Originality is a lost art in the realm of video games. But just when you think you’ve seen it all someone will invent a game where you must evolve fruit into a watermelon. This has little to do with Dave the Diver, but if I told you this was a procedural generated rogue-like with a gear building and management element I bet you’d think you had seen it all before. But wonderfully, you haven’t. Even with all these tried and tested components Dave the Diver is actually original…enough.
Split between two main game types our hero, Dave, searches
the depths of the nearby ‘Blue Hole’ by day and tends to the needs of customers
at the local rundown sushi restaurant at night. The diving section see Dave
catching fish for the restaurant and taking on fetch quests for items which have
manged to find themselves in the deep. As the game progresses, you’ll need to
continually upgrade your gear to reach lower depths, breath for longer and
fight off larger and larger aquatic creatures.
At night any fish caught can be turned into treats to serve
at the sushi restaurant. After setting a menu customers will come in and Dave
is required to run around serving drinks and delivering food which is
continually dispensed from the chef. As time progresses, you’ll get ever more
tasks to attend to such as clearing away bowls and grating wasabi with the
overall goal being to get the restaurant as popular as possible. It’s kind of
like if someone mixed Root Beer Tapper with Theme Park.
You also have a mobile phone which continually updates with
new apps providing you with more and more to manage. You’ll need to keep up the
social media promotion for the restaurant, check emails for requests, answer scientific
queries, develop weapons, and gear and hire staff. Life at a small restaurant was
never going to be easy after all.
It’s a good thing then that every aspect of the game works
and remains fun throughout. The short but chaotic bursts of the restaurant are
a perfect juxtaposition with the more tranquil and longer diving sections.
While the continued upgrading of gear and unlocks move at a pace that means
there is always something new to do or slightly further to explore without it
seeming completely overwhelming or becoming stagnant.

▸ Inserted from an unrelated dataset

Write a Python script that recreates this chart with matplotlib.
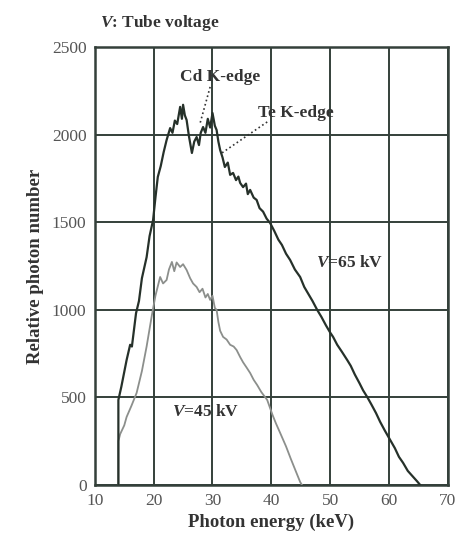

It helps that the game looks joyfully lovely. The Blue Hole
is a gorgeous place to explore and even though it’s procedurally generated for
each dive it still conforms to a sort of logic that means it’s both memorable
and mysterious at the same time. There’s a wide range of fish swimming around
and various sizes of creatures to capture, kill or simply avoid with the biggest
sharks acting as unofficial bosses and gear check points. The above water
sections are as equally full of life in their own way with characters all
having their quirky charms and the customisable restaurant fitting the setting
and overall tone well.
Overall, Dave the Diver is a welcome addition to the Switch
library. Everything it sets out to do it achieves pretty much perfectly. All
the different aspects of it blend to produce a wonderfully quirky and fun
adventure for players to undertake. In a year of strong indie releases for the
Switch this is one of the very best.